Given request:
Your task is to count the lines of the entries below that include the word "diagram" and to give only the resulting number.

Material supplied:
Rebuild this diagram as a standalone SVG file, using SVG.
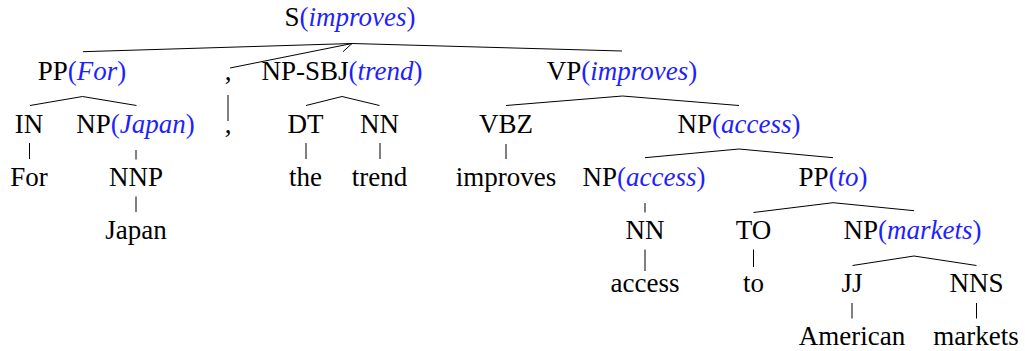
<svg xmlns="http://www.w3.org/2000/svg" width="1025" height="351" viewBox="0 0 1025 351">
<style>
text{font-family:"Liberation Serif","Times New Roman",serif;font-size:27px;fill:#000;text-anchor:middle}
.h{fill:#1f1fff}
.i{font-style:italic}
#edges path{fill:none;stroke:#000;stroke-width:1}
</style>
<rect width="1025" height="351" fill="#fff"/>
<g id="edges">
<path d="M83 51.7 L352 43.5 L622 51"/>
<path d="M230 68 L352 43.5"/>
<path d="M343 51.7 L352 43.5"/>
<path d="M30 105.5 L82.5 96.5 L136.5 105.5"/>
<path d="M228 95 L228 121"/>
<path d="M306 105.5 L342 96.5 L379.5 105.5"/>
<path d="M506 105.5 L622.5 96 L739 105.5"/>
<path d="M29.5 143 L29.5 159"/>
<path d="M136 150 L136 159.5"/>
<path d="M136 196.5 L136 212"/>
<path d="M306 143 L306 159"/>
<path d="M380 143 L380 159"/>
<path d="M506 144 L506 159"/>
<path d="M645 157.7 L739 149 L833 157.7"/>
<path d="M645 203 L645 212.5"/>
<path d="M753.5 212.5 L833 202.7 L914 210.7"/>
<path d="M645 249.5 L645 271"/>
<path d="M753.5 249.5 L753.5 267"/>
<path d="M852.5 265.5 L914 256 L976.5 265.5"/>
<path d="M852 303 L852 318.5"/>
<path d="M976.5 303 L976.5 318.5"/>
</g>
<g id="n_S"><text x="350" y="26">S<tspan class="h">(<tspan class="i">improves</tspan>)</tspan></text></g>
<g id="n_PP_For"><text x="82" y="80">PP<tspan class="h">(<tspan class="i">For</tspan>)</tspan></text></g>
<g id="n_comma_tag"><text x="228" y="80">,</text></g>
<g id="n_NP_SBJ"><text x="342" y="80">NP-SBJ<tspan class="h">(<tspan class="i">trend</tspan>)</tspan></text></g>
<g id="n_VP"><text x="622" y="80">VP<tspan class="h">(<tspan class="i">improves</tspan>)</tspan></text></g>
<g id="n_IN"><text x="29" y="133">IN</text></g>
<g id="n_NP_Japan"><text x="135.5" y="133">NP<tspan class="h">(<tspan class="i">Japan</tspan>)</tspan></text></g>
<g id="n_comma_word"><text x="228" y="133">,</text></g>
<g id="n_DT"><text x="305.5" y="133">DT</text></g>
<g id="n_NN_trend"><text x="379.5" y="133">NN</text></g>
<g id="n_VBZ"><text x="506" y="133">VBZ</text></g>
<g id="n_NP_access"><text x="739" y="133">NP<tspan class="h">(<tspan class="i">access</tspan>)</tspan></text></g>
<g id="w_For"><text x="29" y="186">For</text></g>
<g id="n_NNP"><text x="136" y="186">NNP</text></g>
<g id="w_the"><text x="305.5" y="186">the</text></g>
<g id="w_trend"><text x="379.5" y="186">trend</text></g>
<g id="w_improves"><text x="506" y="186">improves</text></g>
<g id="n_NP_access2"><text x="644" y="186">NP<tspan class="h">(<tspan class="i">access</tspan>)</tspan></text></g>
<g id="n_PP_to"><text x="833" y="186">PP<tspan class="h">(<tspan class="i">to</tspan>)</tspan></text></g>
<g id="w_Japan"><text x="136" y="239">Japan</text></g>
<g id="n_NN_access"><text x="645" y="239">NN</text></g>
<g id="n_TO"><text x="753.5" y="239">TO</text></g>
<g id="n_NP_markets"><text x="912.5" y="239">NP<tspan class="h">(<tspan class="i">markets</tspan>)</tspan></text></g>
<g id="w_access"><text x="645" y="292">access</text></g>
<g id="w_to"><text x="753.5" y="292">to</text></g>
<g id="n_JJ"><text x="852" y="292">JJ</text></g>
<g id="n_NNS"><text x="976.5" y="292">NNS</text></g>
<g id="w_American"><text x="852" y="345">American</text></g>
<g id="w_markets"><text x="976" y="345">markets</text></g>
</svg>
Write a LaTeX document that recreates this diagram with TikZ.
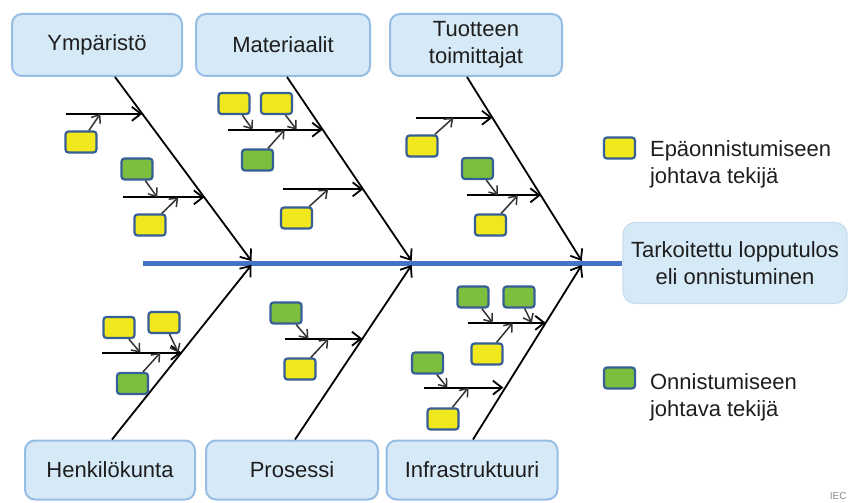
\documentclass[tikz,border=0pt]{standalone}
\usepackage{fontspec}
\setmainfont{Liberation Sans}
\usetikzlibrary{arrows.meta, positioning, calc}

\definecolor{catfill}{RGB}{214,233,247}
\definecolor{catline}{RGB}{150,190,228}
\definecolor{resline}{RGB}{200,222,240}
\definecolor{spineblue}{RGB}{68,114,196}
\definecolor{failyel}{RGB}{240,232,28}
\definecolor{okgreen}{RGB}{124,190,62}
\definecolor{tagline}{RGB}{55,95,150}
\definecolor{inkgray}{RGB}{30,30,30}

\begin{document}
\begin{tikzpicture}[
        x=0.5pt, y=-0.5pt,
        font=\fontsize{11}{13.5}\selectfont,
        cat/.style={rectangle, draw=catline, fill=catfill, line width=1pt, rounded corners=5pt, minimum width=85pt, minimum height=31pt, align=center, text=inkgray},
        result/.style={rectangle, draw=resline, fill=catfill, line width=0.6pt, rounded corners=6pt, minimum width=112pt, minimum height=40.5pt, align=center, text=inkgray},
        tag/.style={rectangle, draw=tagline, line width=1.1pt, rounded corners=1.5pt, minimum width=15.5pt, minimum height=10.5pt, inner sep=0pt},
        bad/.style={tag, fill=failyel},
        good/.style={tag, fill=okgreen},
        spine/.style={draw=spineblue, line width=2.5pt},
        bone/.style={-{Straight Barb[length=4.5pt,width=7pt]}, line width=0.9pt, shorten >=1.2pt},
        rib/.style={-{Straight Barb[length=4.5pt,width=7pt]}, line width=0.9pt},
        twig/.style={-{Straight Barb[length=3.5pt,width=5.5pt]}, line width=0.75pt, draw=black!80},
        legtext/.style={anchor=west, align=left, text=inkgray}
    ]
        \useasboundingbox (0,0) rectangle (849,502);

        % categories
        \node[cat] (ymp) at (97,45) {Ympäristö};
        \node[cat, minimum width=87pt] (mat) at (283,45) {Materiaalit};
        \node[cat, minimum width=86pt] (tuo) at (476,45) {Tuotteen\\toimittajat};
        \node[cat, minimum height=29.5pt] (hen) at (110,470) {Henkilökunta};
        \node[cat, minimum width=86pt, minimum height=29.5pt] (pro) at (292,470) {Prosessi};
        \node[cat, minimum width=85.5pt, minimum height=29.5pt] (inf) at (472,470) {Infrastruktuuri};

        \node[result] (res) at (735,263) {Tarkoitettu lopputulos\\eli onnistuminen};

        % spine
        \coordinate (tail) at (143,263);
        \coordinate (jA) at (253,263);
        \coordinate (jB) at (413,263);
        \coordinate (jC) at (583,263);
        \draw[spine] (tail) -- (res.west);

        % main bones
        \coordinate (bA) at ([xshift=9pt]ymp.south);
        \coordinate (bB) at ([xshift=2pt]mat.south);
        \coordinate (bC) at ([xshift=-4.5pt]tuo.south);
        \coordinate (bD) at ([xshift=1pt]hen.north);
        \coordinate (bE) at ([xshift=1.5pt]pro.north);
        \coordinate (bF) at ([xshift=0.5pt]inf.north);
        \draw[bone] (bA) -- (jA);
        \draw[bone] (bB) -- (jB);
        \draw[bone] (bC) -- (jC);
        \draw[bone] (bD) -- (jA);
        \draw[bone] (bE) -- (jB);
        \draw[bone] (bF) -- (jC);

        % ribs
        \coordinate (rA1) at ($(bA)!.198!(jA)$);
        \coordinate (rA2) at ($(bA)!.647!(jA)$);
        \coordinate (rB1) at ($(bB)!.283!(jB)$);
        \coordinate (rB2) at ($(bB)!.604!(jB)$);
        \coordinate (rC1) at ($(bC)!.219!(jC)$);
        \coordinate (rC2) at ($(bC)!.636!(jC)$);
        \coordinate (rD1) at ($(bD)!.492!(jA)$);
        \coordinate (rE1) at ($(bE)!.571!(jB)$);
        \coordinate (rF1) at ($(bF)!.661!(jC)$);
        \coordinate (rF2) at ($(bF)!.294!(jC)$);
        \draw[rib] ($(rA1)+(-76,0)$) -- (rA1);
        \draw[rib] ($(rA2)+(-81,0)$) -- (rA2);
        \draw[rib] ($(rB1)+(-95,0)$) -- (rB1);
        \draw[rib] ($(rB2)+(-80,0)$) -- (rB2);
        \draw[rib] ($(rC1)+(-76,0)$) -- (rC1);
        \draw[rib] ($(rC2)+(-74,0)$) -- (rC2);
        \draw[rib] ($(rD1)+(-79,0)$) -- (rD1);
        \draw[rib] ($(rE1)+(-77,0)$) -- (rE1);
        \draw[rib] ($(rF1)+(-78,0)$) -- (rF1);
        \draw[rib] ($(rF2)+(-81,0)$) -- ($(rF2)+(-2,0)$);

        % factors, Ympäristö
        \node[bad] (ya1) at (81,142) {};
        \node[good] (ya2) at (137,169) {};
        \node[bad] (ya3) at (150,225) {};
        \draw[twig] (ya1) -- ($(rA1)+(-42,0)$);
        \draw[twig] (ya2) -- ($(rA2)+(-47,0)$);
        \draw[twig] (ya3) -- ($(rA2)+(-26,0)$);

        % factors, Materiaalit
        \node[bad] (ma1) at (234,103.5) {};
        \node[bad] (ma2) at (276.5,103.5) {};
        \node[good] (ma3) at (257.5,160) {};
        \node[bad] (ma4) at (296.5,218) {};
        \draw[twig] (ma1) -- ($(rB1)+(-70,0)$);
        \draw[twig] (ma2) -- ($(rB1)+(-26,0)$);
        \draw[twig] (ma3) -- ($(rB1)+(-38,0)$);
        \draw[twig] (ma4) -- ($(rB2)+(-35,0)$);

        % factors, Tuotteen toimittajat
        \node[bad] (tu1) at (422,146) {};
        \node[good] (tu2) at (477.5,168.5) {};
        \node[bad] (tu3) at (490.5,225) {};
        \draw[twig] (tu1) -- ($(rC1)+(-39,0)$);
        \draw[twig] (tu2) -- ($(rC2)+(-43,0)$);
        \draw[twig] (tu3) -- ($(rC2)+(-23,0)$);

        % factors, Henkilökunta
        \node[bad] (he1) at (119,327.5) {};
        \node[bad] (he2) at (164,322.5) {};
        \node[good] (he3) at (132.5,383.5) {};
        \draw[twig] (he1) -- ($(rD1)+(-41,0)$);
        \draw[twig] (he2) -- ($(rD1)+(-3,0)$);
        \draw[twig] (he3) -- ($(rD1)+(-21,0)$);

        % factors, Prosessi
        \node[good] (pr1) at (286,313) {};
        \node[bad] (pr2) at (300,369) {};
        \draw[twig] (pr1) -- ($(rE1)+(-54,0)$);
        \draw[twig] (pr2) -- ($(rE1)+(-34,0)$);

        % factors, Infrastruktuuri
        \node[good] (in1) at (473,297) {};
        \node[good] (in2) at (519,297) {};
        \node[bad] (in3) at (487,354) {};
        \node[good] (in4) at (427.5,363) {};
        \node[bad] (in5) at (443,419) {};
        \draw[twig] (in1) -- ($(rF1)+(-53,0)$);
        \draw[twig] (in2) -- ($(rF1)+(-14,0)$);
        \draw[twig] (in3) -- ($(rF1)+(-33,0)$);
        \draw[twig] (in4) -- ($(rF2)+(-58,0)$);
        \draw[twig] (in5) -- ($(rF2)+(-37,0)$);

        % legend
        \node[bad] (legbad) at (619.5,148) {};
        \node[legtext] (legbadtxt) at (643,164) {Epäonnistumiseen\\johtava tekijä};
        \node[good] (leggood) at (619.5,378) {};
        \node[legtext] (leggoodtxt) at (643,397) {Onnistumiseen\\johtava tekijä};

        \node[font=\fontsize{5}{6}\selectfont, text=black!45, anchor=south east, inner sep=1pt] (iec) at (849,502) {IEC};
    \end{tikzpicture}
\end{document}
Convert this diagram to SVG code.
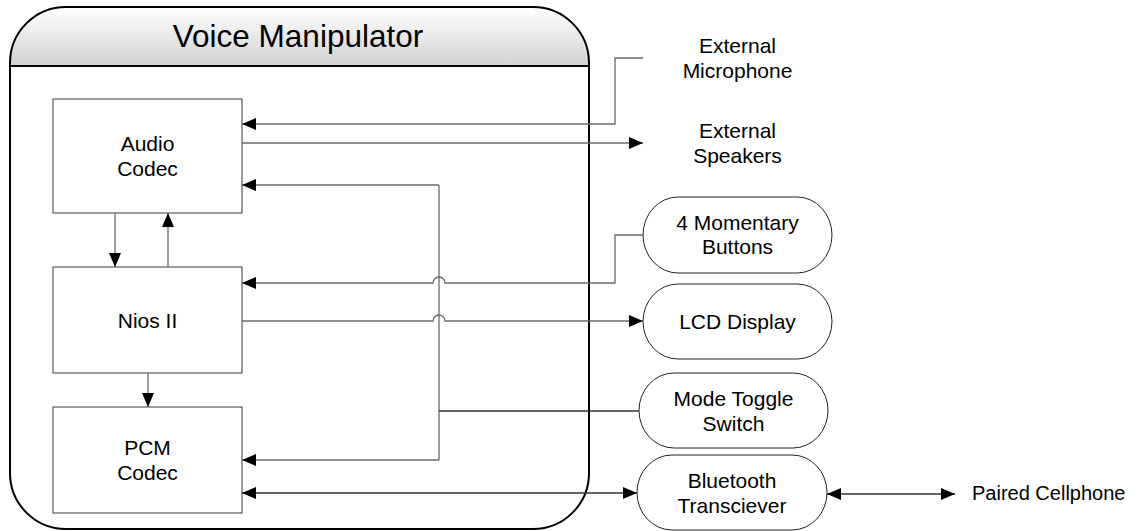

Answer to the exercise:
3